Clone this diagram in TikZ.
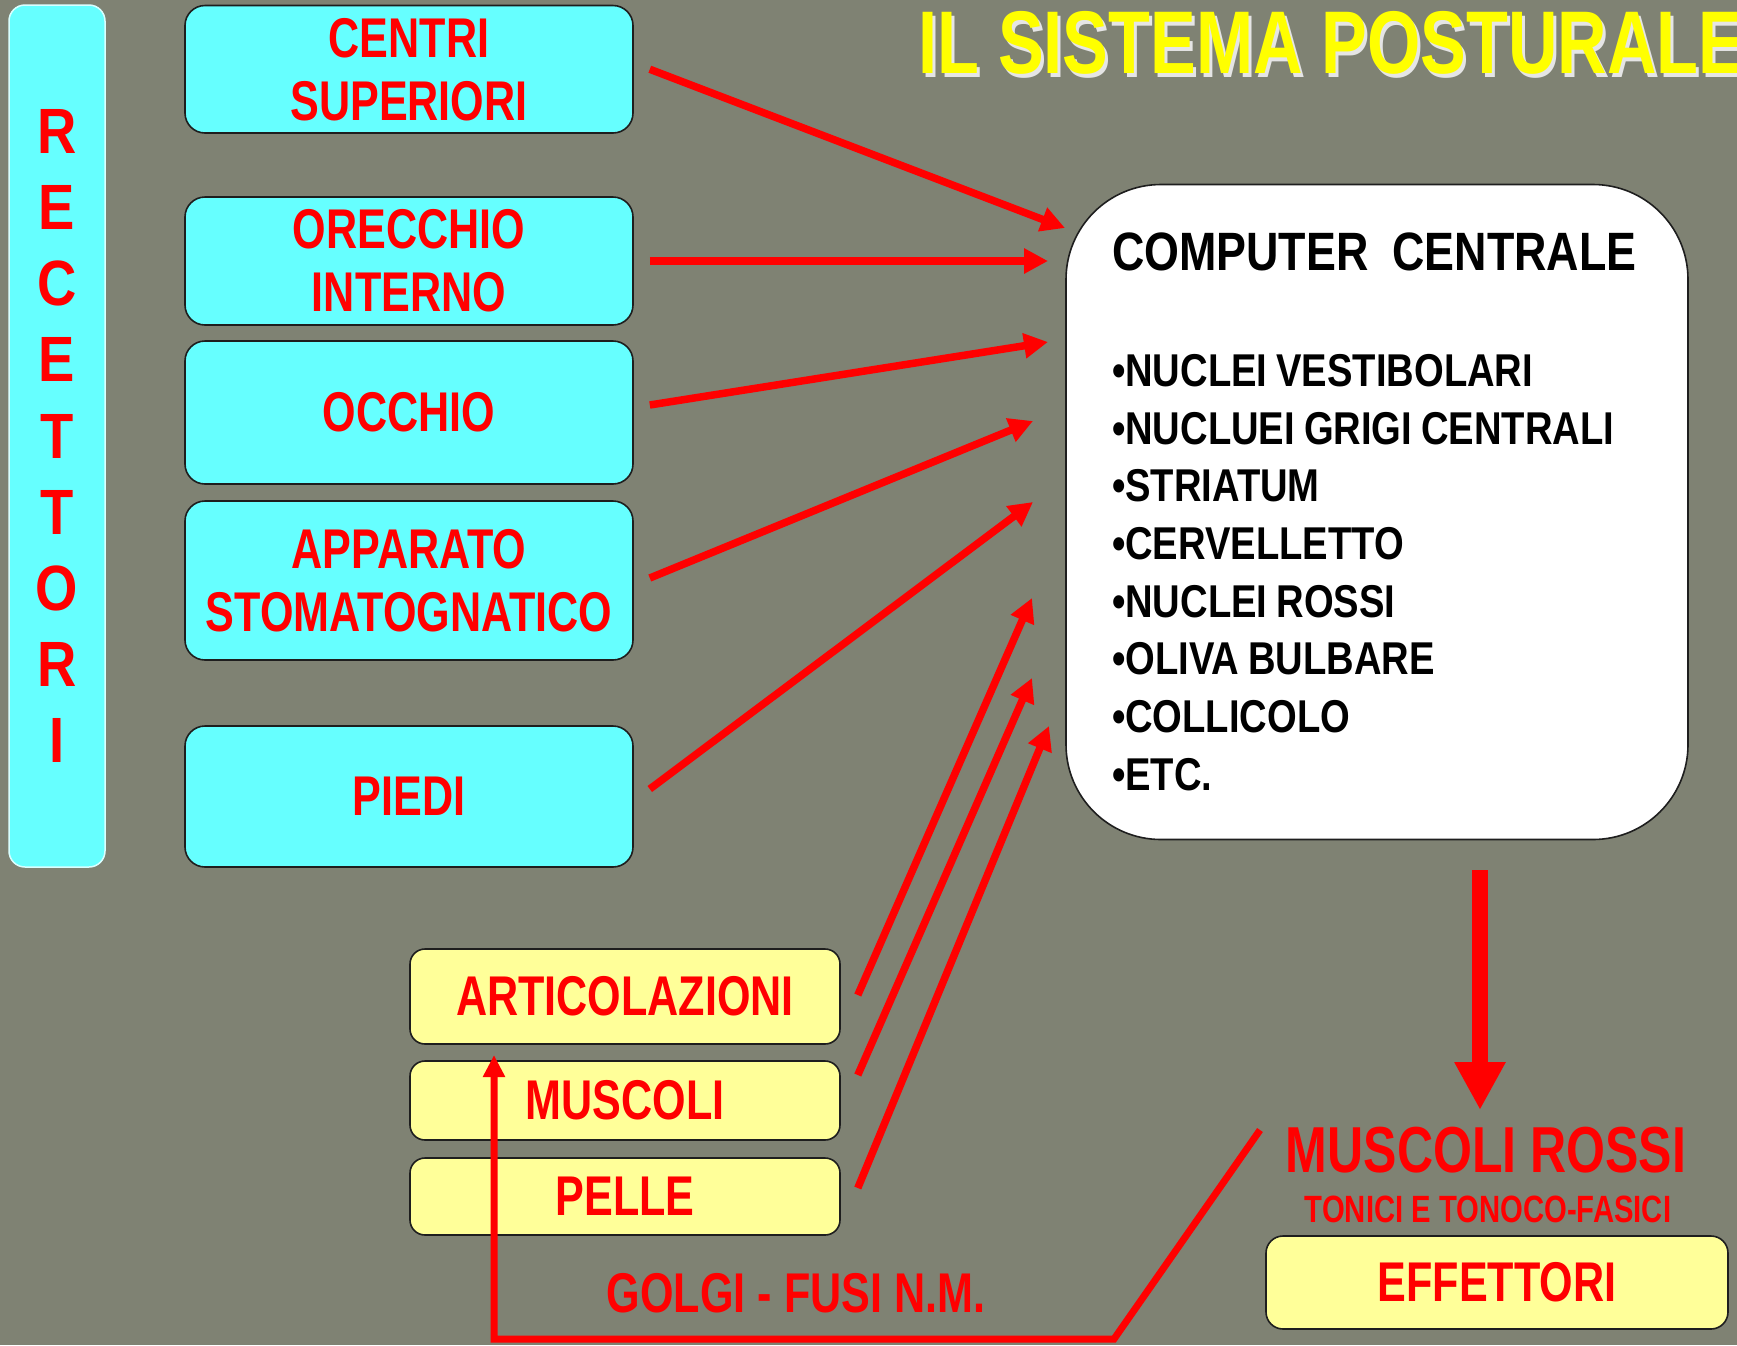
\documentclass[tikz,border=0pt]{standalone}
\usepackage{fontspec}
\setmainfont{Liberation Sans}
\newfontfamily\redf{Liberation Sans}[FakeStretch=0.77]
\newfontfamily\blkf{Liberation Sans}[FakeStretch=0.83]
\newfontfamily\letf{Liberation Sans}[FakeStretch=0.85]
\newcommand\wsp{\hspace{9pt}}
\usetikzlibrary{arrows.meta}
\definecolor{bg}{RGB}{127,130,115}
\definecolor{cy}{RGB}{102,255,255}
\definecolor{ly}{RGB}{255,255,153}
\definecolor{rd}{RGB}{255,0,0}
\definecolor{ttl}{RGB}{255,255,0}
\definecolor{edge}{RGB}{30,30,30}
\begin{document}
\begin{tikzpicture}[x=1pt,y=-1pt,
  cybox/.style={draw=edge, line width=1.6pt, fill=cy, rounded corners=20pt,
    minimum width=448pt, inner sep=0pt, align=center, text=rd,
    font=\redf\bfseries\fontsize{56}{63}\selectfont},
  ybox/.style={draw=edge, line width=1.6pt, fill=ly, rounded corners=15pt,
    inner sep=0pt, align=center, text=rd,
    font=\redf\bfseries\fontsize{56}{63}\selectfont},
  redtxt/.style={inner sep=0pt, text=rd, font=\redf\bfseries\fontsize{56}{63}\selectfont},
  arr/.style={draw=rd, line width=7.5pt, -{Triangle[length=24pt,width=24pt]}},
  bigarr/.style={draw=rd, line width=16pt, -{Triangle[length=48pt,width=48pt]}},
  fbline/.style={draw=rd, line width=7pt, line join=miter, -{Triangle[length=22pt,width=21pt]}}
]
\useasboundingbox (0,0) rectangle (1737,1345);
\fill[bg] (0,0) rectangle (1737,1345);

% title with light shadow
\node[anchor=west, inner sep=0pt, text=white!80!gray, font=\redf\bfseries\fontsize{89}{90}\selectfont] (titleshadow) at (921,47) {IL SISTEMA POSTURALE};
\node[anchor=west, inner sep=0pt, text=ttl, font=\redf\bfseries\fontsize{89}{90}\selectfont] (title) at (918,43) {IL SISTEMA POSTURALE};

% RECETTORI bar
\node[draw=white!75!cy, line width=1.5pt, fill=cy, rounded corners=16pt,
  minimum width=96pt, minimum height=862pt, inner sep=0pt, align=center, text=rd,
  font=\letf\bfseries\fontsize{64}{76.1}\selectfont] (rbar) at (57,436)
  {R\\E\\C\\E\\T\\T\\O\\R\\I};

% receptor boxes
\node[cybox, minimum height=127.5pt] (cs) at (409,69.25) {CENTRI\\SUPERIORI};
\node[cybox, minimum height=128pt] (oi) at (409,261) {ORECCHIO\\INTERNO};
\node[cybox, minimum height=143pt] (occ) at (409,412.5) {OCCHIO};
\node[cybox, minimum height=159pt] (app) at (409,580.5) {APPARATO\\STOMATOGNATICO};
\node[cybox, minimum height=141pt] (pie) at (409,796.5) {PIEDI};

% computer box
\node[draw=edge, line width=1.6pt, fill=white, rounded corners=95pt,
  minimum width=622pt, minimum height=655pt, inner sep=0pt,
  text width=530pt, align=left, text=black,
  font=\blkf\bfseries\fontsize{46}{57.7}\selectfont] (comp) at (1377,512)
  {\mbox{\fontsize{54}{57.7}\selectfont COMPUTER\hspace{24pt}CENTRALE}\\[57.7pt]
   \mbox{•NUCLEI\wsp VESTIBOLARI}\\
   \mbox{•NUCLUEI\wsp GRIGI\wsp CENTRALI}\\
   \mbox{•STRIATUM}\\
   \mbox{•CERVELLETTO}\\
   \mbox{•NUCLEI\wsp ROSSI}\\
   \mbox{•OLIVA\wsp BULBARE}\\
   \mbox{•COLLICOLO}\\
   \mbox{•ETC.}};

% yellow boxes
\node[ybox, minimum width=430pt, minimum height=95pt] (art) at (625,996.5) {ARTICOLAZIONI};
\node[ybox, minimum width=430pt, minimum height=79pt] (mus) at (625,1100.5) {MUSCOLI};
\node[ybox, minimum width=430pt, minimum height=77pt] (pel) at (625,1196.5) {PELLE};
\node[ybox, minimum width=462pt, minimum height=93pt, rounded corners=17pt] (eff) at (1497,1282.5) {EFFETTORI};

% labels
\node[redtxt, font=\redf\bfseries\fontsize{65}{66}\selectfont] (mr) at (1486,1150) {MUSCOLI ROSSI};
\node[redtxt, font=\redf\bfseries\fontsize{38}{40}\selectfont] (ton) at (1488,1209) {TONICI E TONOCO-FASICI};
\node[redtxt] (golgi) at (796,1293) {GOLGI - FUSI N.M.};

% arrow tips near the computer box
\coordinate (t1) at (1065,228);
\coordinate (t2) at (1048,261);
\coordinate (t3) at (1048,342);
\coordinate (t4) at (1033,421);
\coordinate (t5) at (1033,502);
\coordinate (t6) at (1032,598);
\coordinate (t7) at (1032,678);
\coordinate (t8) at (1049,726);

\draw[arr] ([xshift=16pt]cs.east) -- (t1);
\draw[arr] ([xshift=16pt]oi.east) -- (t2);
\draw[arr] ([xshift=16pt,yshift=7.5pt]occ.east) -- (t3);
\draw[arr] ([xshift=16pt,yshift=2.5pt]app.east) -- (t4);
\draw[arr] ([xshift=16pt,yshift=7.5pt]pie.east) -- (t5);
\draw[arr] ([xshift=17pt,yshift=1.5pt]art.east) -- (t6);
\draw[arr] ([xshift=17pt,yshift=25.5pt]mus.east) -- (t7);
\draw[arr] ([xshift=17pt,yshift=8.5pt]pel.east) -- (t8);

% computer -> muscoli rossi
\coordinate (d0) at (1480,870);
\coordinate (d1) at (1480,1110);
\draw[bigarr] (d0) -- (d1);

% feedback line
\coordinate (f0) at (1260,1130);
\coordinate (f1) at (1114,1339);
\coordinate (f2) at (494,1339);
\coordinate (f3) at (494,1055);
\draw[fbline] (f0) -- (f1) -- (f2) -- (f3);
\end{tikzpicture}
\end{document}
■ ■ ■ ■ ■ ■ ■
▶ _WORK TO BE COMPLETED_:
Except for the pictures, give all the material above again verbatim.

▶ _EXPECTED OUTPUT_:
Clone this diagram in TikZ.
\documentclass[tikz,border=0pt]{standalone}
\usepackage{fontspec}
\setmainfont{Liberation Sans}
\newfontfamily\redf{Liberation Sans}[FakeStretch=0.77]
\newfontfamily\blkf{Liberation Sans}[FakeStretch=0.83]
\newfontfamily\letf{Liberation Sans}[FakeStretch=0.85]
\newcommand\wsp{\hspace{9pt}}
\usetikzlibrary{arrows.meta}
\definecolor{bg}{RGB}{127,130,115}
\definecolor{cy}{RGB}{102,255,255}
\definecolor{ly}{RGB}{255,255,153}
\definecolor{rd}{RGB}{255,0,0}
\definecolor{ttl}{RGB}{255,255,0}
\definecolor{edge}{RGB}{30,30,30}
\begin{document}
\begin{tikzpicture}[x=1pt,y=-1pt,
  cybox/.style={draw=edge, line width=1.6pt, fill=cy, rounded corners=20pt,
    minimum width=448pt, inner sep=0pt, align=center, text=rd,
    font=\redf\bfseries\fontsize{56}{63}\selectfont},
  ybox/.style={draw=edge, line width=1.6pt, fill=ly, rounded corners=15pt,
    inner sep=0pt, align=center, text=rd,
    font=\redf\bfseries\fontsize{56}{63}\selectfont},
  redtxt/.style={inner sep=0pt, text=rd, font=\redf\bfseries\fontsize{56}{63}\selectfont},
  arr/.style={draw=rd, line width=7.5pt, -{Triangle[length=24pt,width=24pt]}},
  bigarr/.style={draw=rd, line width=16pt, -{Triangle[length=48pt,width=48pt]}},
  fbline/.style={draw=rd, line width=7pt, line join=miter, -{Triangle[length=22pt,width=21pt]}}
]
\useasboundingbox (0,0) rectangle (1737,1345);
\fill[bg] (0,0) rectangle (1737,1345);

% title with light shadow
\node[anchor=west, inner sep=0pt, text=white!80!gray, font=\redf\bfseries\fontsize{89}{90}\selectfont] (titleshadow) at (921,47) {IL SISTEMA POSTURALE};
\node[anchor=west, inner sep=0pt, text=ttl, font=\redf\bfseries\fontsize{89}{90}\selectfont] (title) at (918,43) {IL SISTEMA POSTURALE};

% RECETTORI bar
\node[draw=white!75!cy, line width=1.5pt, fill=cy, rounded corners=16pt,
  minimum width=96pt, minimum height=862pt, inner sep=0pt, align=center, text=rd,
  font=\letf\bfseries\fontsize{64}{76.1}\selectfont] (rbar) at (57,436)
  {R\\E\\C\\E\\T\\T\\O\\R\\I};

% receptor boxes
\node[cybox, minimum height=127.5pt] (cs) at (409,69.25) {CENTRI\\SUPERIORI};
\node[cybox, minimum height=128pt] (oi) at (409,261) {ORECCHIO\\INTERNO};
\node[cybox, minimum height=143pt] (occ) at (409,412.5) {OCCHIO};
\node[cybox, minimum height=159pt] (app) at (409,580.5) {APPARATO\\STOMATOGNATICO};
\node[cybox, minimum height=141pt] (pie) at (409,796.5) {PIEDI};

% computer box
\node[draw=edge, line width=1.6pt, fill=white, rounded corners=95pt,
  minimum width=622pt, minimum height=655pt, inner sep=0pt,
  text width=530pt, align=left, text=black,
  font=\blkf\bfseries\fontsize{46}{57.7}\selectfont] (comp) at (1377,512)
  {\mbox{\fontsize{54}{57.7}\selectfont COMPUTER\hspace{24pt}CENTRALE}\\[57.7pt]
   \mbox{•NUCLEI\wsp VESTIBOLARI}\\
   \mbox{•NUCLUEI\wsp GRIGI\wsp CENTRALI}\\
   \mbox{•STRIATUM}\\
   \mbox{•CERVELLETTO}\\
   \mbox{•NUCLEI\wsp ROSSI}\\
   \mbox{•OLIVA\wsp BULBARE}\\
   \mbox{•COLLICOLO}\\
   \mbox{•ETC.}};

% yellow boxes
\node[ybox, minimum width=430pt, minimum height=95pt] (art) at (625,996.5) {ARTICOLAZIONI};
\node[ybox, minimum width=430pt, minimum height=79pt] (mus) at (625,1100.5) {MUSCOLI};
\node[ybox, minimum width=430pt, minimum height=77pt] (pel) at (625,1196.5) {PELLE};
\node[ybox, minimum width=462pt, minimum height=93pt, rounded corners=17pt] (eff) at (1497,1282.5) {EFFETTORI};

% labels
\node[redtxt, font=\redf\bfseries\fontsize{65}{66}\selectfont] (mr) at (1486,1150) {MUSCOLI ROSSI};
\node[redtxt, font=\redf\bfseries\fontsize{38}{40}\selectfont] (ton) at (1488,1209) {TONICI E TONOCO-FASICI};
\node[redtxt] (golgi) at (796,1293) {GOLGI - FUSI N.M.};

% arrow tips near the computer box
\coordinate (t1) at (1065,228);
\coordinate (t2) at (1048,261);
\coordinate (t3) at (1048,342);
\coordinate (t4) at (1033,421);
\coordinate (t5) at (1033,502);
\coordinate (t6) at (1032,598);
\coordinate (t7) at (1032,678);
\coordinate (t8) at (1049,726);

\draw[arr] ([xshift=16pt]cs.east) -- (t1);
\draw[arr] ([xshift=16pt]oi.east) -- (t2);
\draw[arr] ([xshift=16pt,yshift=7.5pt]occ.east) -- (t3);
\draw[arr] ([xshift=16pt,yshift=2.5pt]app.east) -- (t4);
\draw[arr] ([xshift=16pt,yshift=7.5pt]pie.east) -- (t5);
\draw[arr] ([xshift=17pt,yshift=1.5pt]art.east) -- (t6);
\draw[arr] ([xshift=17pt,yshift=25.5pt]mus.east) -- (t7);
\draw[arr] ([xshift=17pt,yshift=8.5pt]pel.east) -- (t8);

% computer -> muscoli rossi
\coordinate (d0) at (1480,870);
\coordinate (d1) at (1480,1110);
\draw[bigarr] (d0) -- (d1);

% feedback line
\coordinate (f0) at (1260,1130);
\coordinate (f1) at (1114,1339);
\coordinate (f2) at (494,1339);
\coordinate (f3) at (494,1055);
\draw[fbline] (f0) -- (f1) -- (f2) -- (f3);
\end{tikzpicture}
\end{document}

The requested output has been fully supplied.